By Richard Wolffe and Holly Bailey, Newsweek
June 8 - On Oct. 30, 2003, more than 600 people gathered inside a Hyatt Regency hotel ballroom in downtown Columbus, Ohio, where they lunched on roast-beef sandwiches and listened to President Bush deliver a campaign speech. With admission priced at $2,000 a person, the luncheon raised more than $1.4 million for the president’s re-election effort. But some attendees got more than just an expensive lunch. Individuals who sponsored a $20,000 table at the event—that is, they convinced 10 people to give $2,000 apiece—got to take their picture with Bush. One of those people was Thomas Noe, a Toledo-area rare-coin dealer who ranked as one of the president’s biggest fund-raisers and chaired Bush’s northwest Ohio re-election campaign.

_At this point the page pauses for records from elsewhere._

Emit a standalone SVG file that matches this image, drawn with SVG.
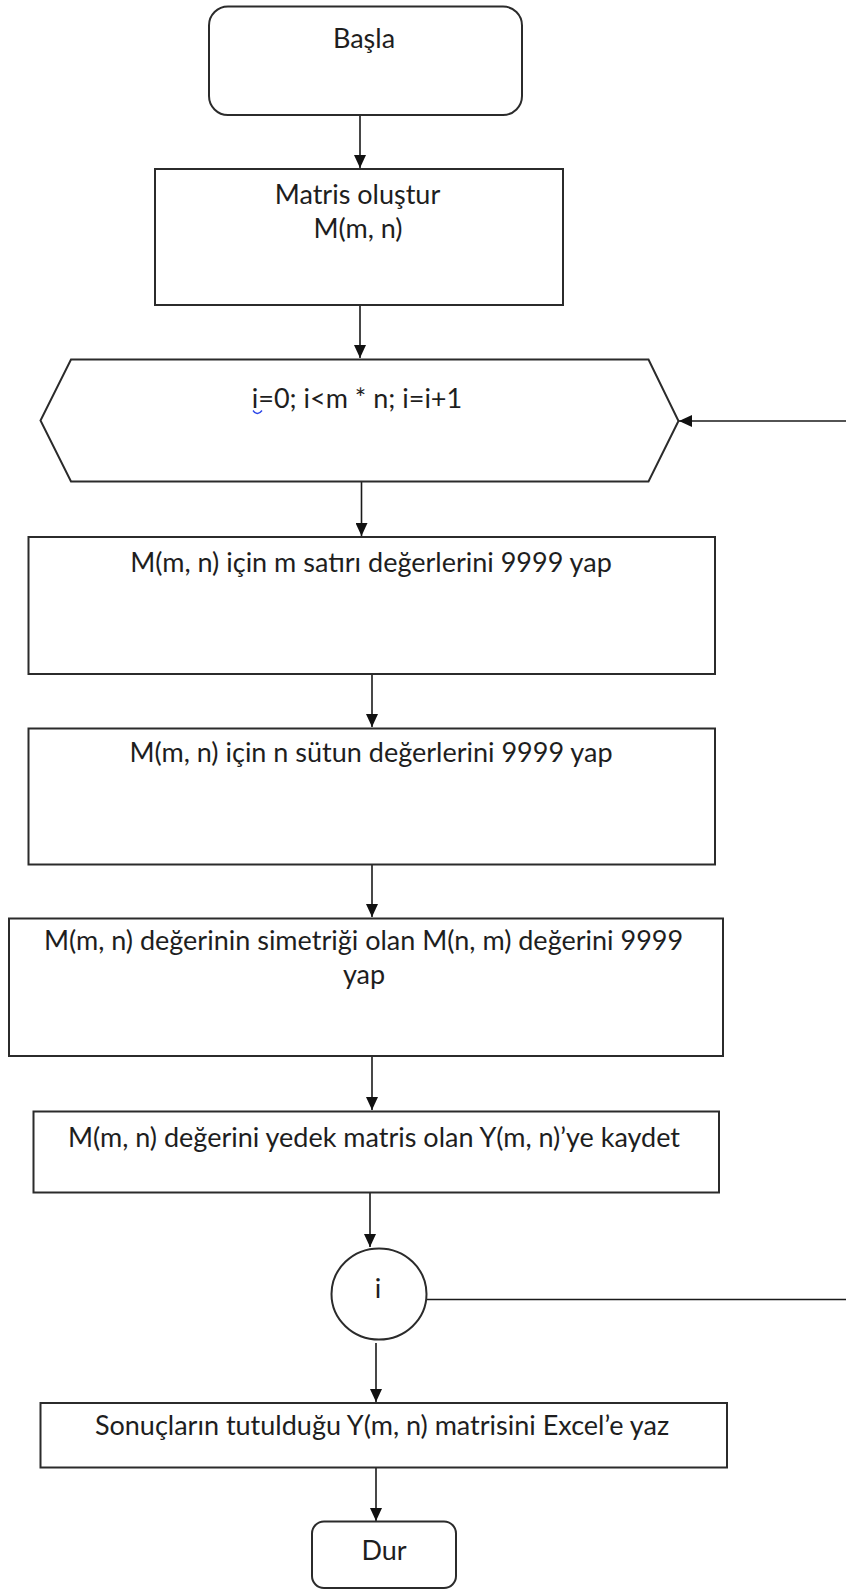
<svg xmlns="http://www.w3.org/2000/svg" width="846" height="1591" viewBox="0 0 846 1591">
  <style>
    .shape { fill: #ffffff; stroke: #2b2b2b; stroke-width: 2; }
    .conn { fill: none; stroke: #1a1a1a; stroke-width: 1.6; }
    .lbl { font-family: "Lato", "Carlito", "Open Sans", "Liberation Sans", sans-serif; font-size: 27px; fill: #1e1e1e; text-anchor: middle; }
  </style>
  <defs>
    <marker id="arrow" markerUnits="userSpaceOnUse" markerWidth="14" markerHeight="12" refX="13" refY="6" orient="auto">
      <path d="M0,0 L13,6 L0,12 Z" fill="#111111"/>
    </marker>
  </defs>
  <rect width="846" height="1591" fill="#ffffff"/>

  <g id="connectors">
    <line class="conn" x1="360" y1="115" x2="360" y2="168" marker-end="url(#arrow)"/>
    <line class="conn" x1="360" y1="305" x2="360" y2="358" marker-end="url(#arrow)"/>
    <line class="conn" x1="361.5" y1="482" x2="361.5" y2="536" marker-end="url(#arrow)"/>
    <line class="conn" x1="372" y1="674" x2="372" y2="727" marker-end="url(#arrow)"/>
    <line class="conn" x1="372" y1="864" x2="372" y2="917" marker-end="url(#arrow)"/>
    <line class="conn" x1="372" y1="1056" x2="372" y2="1110" marker-end="url(#arrow)"/>
    <line class="conn" x1="370" y1="1192" x2="370" y2="1247" marker-end="url(#arrow)"/>
    <line class="conn" x1="376" y1="1343" x2="376" y2="1402" marker-end="url(#arrow)"/>
    <line class="conn" x1="376" y1="1468" x2="376" y2="1521" marker-end="url(#arrow)"/>
    <line class="conn" x1="846" y1="421" x2="679" y2="421" marker-end="url(#arrow)"/>
    <line class="conn" x1="427" y1="1299.5" x2="846" y2="1299.5"/>
  </g>

  <g id="start">
    <rect class="shape" x="209" y="6.5" width="313" height="108.5" rx="19" ry="19"/>
    <text class="lbl" x="364" y="48">Başla</text>
  </g>

  <g id="create-matrix">
    <rect class="shape" x="155" y="169" width="408" height="136"/>
    <text class="lbl" x="357.5" y="204">Matris oluştur</text>
    <text class="lbl" x="358" y="238">M(m, n)</text>
  </g>

  <g id="loop">
    <polygon class="shape" points="71,359.5 648.5,359.5 678.5,421 648.5,481.5 71,481.5 40.5,420.5"/>
    <text class="lbl" x="357" y="408">i=0; i&lt;m * n; i=i+1</text>
    <path d="M253,410.5 q4.5,6 9,0" fill="none" stroke="#2a45e8" stroke-width="1.3"/>
  </g>

  <g id="rows">
    <rect class="shape" x="28.5" y="537" width="686.5" height="137"/>
    <text class="lbl" x="371" y="572">M(m, n) için m satırı değerlerini 9999 yap</text>
  </g>

  <g id="columns">
    <rect class="shape" x="28.5" y="728.5" width="686.5" height="136"/>
    <text class="lbl" x="371" y="762">M(m, n) için n sütun değerlerini 9999 yap</text>
  </g>

  <g id="symmetric">
    <rect class="shape" x="9" y="918.5" width="714" height="137.5"/>
    <text class="lbl" x="363.5" y="950">M(m, n) değerinin simetriği olan M(n, m) değerini 9999</text>
    <text class="lbl" x="364" y="984">yap</text>
  </g>

  <g id="backup">
    <rect class="shape" x="33.5" y="1111.5" width="685.5" height="81"/>
    <text class="lbl" x="374" y="1147">M(m, n) değerini yedek matris olan Y(m, n)’ye kaydet</text>
  </g>

  <g id="connector-i">
    <ellipse class="shape" cx="379" cy="1294" rx="47.5" ry="45.5"/>
    <text class="lbl" x="378" y="1298">i</text>
  </g>

  <g id="excel">
    <rect class="shape" x="40.5" y="1403" width="686.5" height="64.5"/>
    <text class="lbl" x="382" y="1435">Sonuçların tutulduğu Y(m, n) matrisini Excel’e yaz</text>
  </g>

  <g id="stop">
    <rect class="shape" x="312" y="1521.5" width="144" height="66.5" rx="12" ry="12"/>
    <text class="lbl" x="384" y="1560">Dur</text>
  </g>
</svg>
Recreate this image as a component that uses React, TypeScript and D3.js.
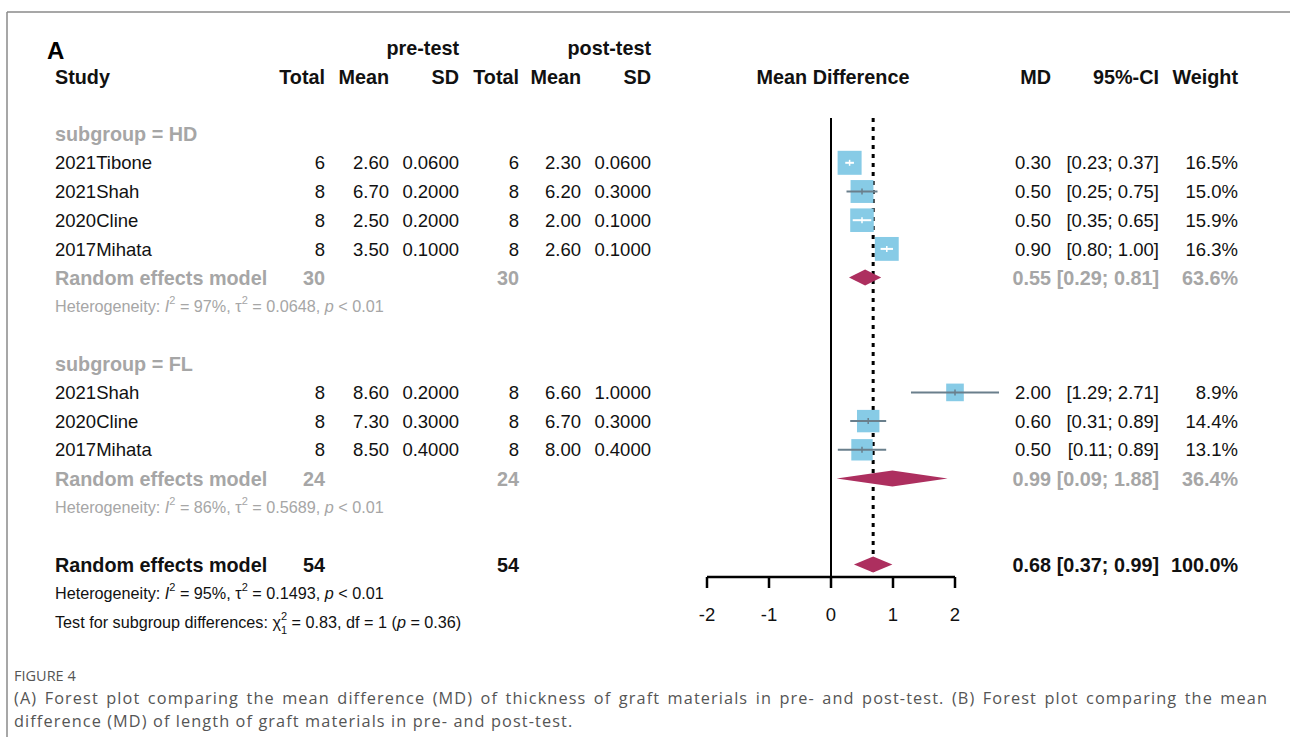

The event is now the subject of a federal investigation into whether Noe violated campaign-finance laws by reimbursing individuals for contributions to the Bush campaign. According to the Columbus Dispatch, at least $25,000 in contributions collected at the event came from the same bank account. Furthermore, at least one donor at the luncheon has told authorities he was reimbursed by Noe for his $2,000 contribution.
Noe, a longtime GOP contributor, is also the subject of an investigation for his handling of $55 million Ohio’s Bureau of Workers’ Compensation gave him to invest in rare coins. Noe’s attorney Bill Wilkinson has confirmed that as much as $13 million of that money is now missing.
According to the Bush campaign, Noe was a “Major League Pioneer” who raised more than $100,000 for the president’s re-election effort. Personally, Noe and his wife, Bernadette, each wrote $2,000 checks to the Bush campaign. Last week, the White House announced that Bush would return the Noes’ $4,000, but the campaign would not refund the money Noe had raised from other people. When asked about the distinction, White House Press Secretary Scott McClellan said the campaign has made a practice of returning contributions from individuals accused of wrongdoing. “The campaign, if you’ll go back and look, has returned contributions from individuals that maybe have been convicted of crimes, and so forth,” McClellan said. “This one is a certainly unique situation that raises some very serious allegations, and we felt it was the right thing to do to return the contributions that he had made to the campaign.”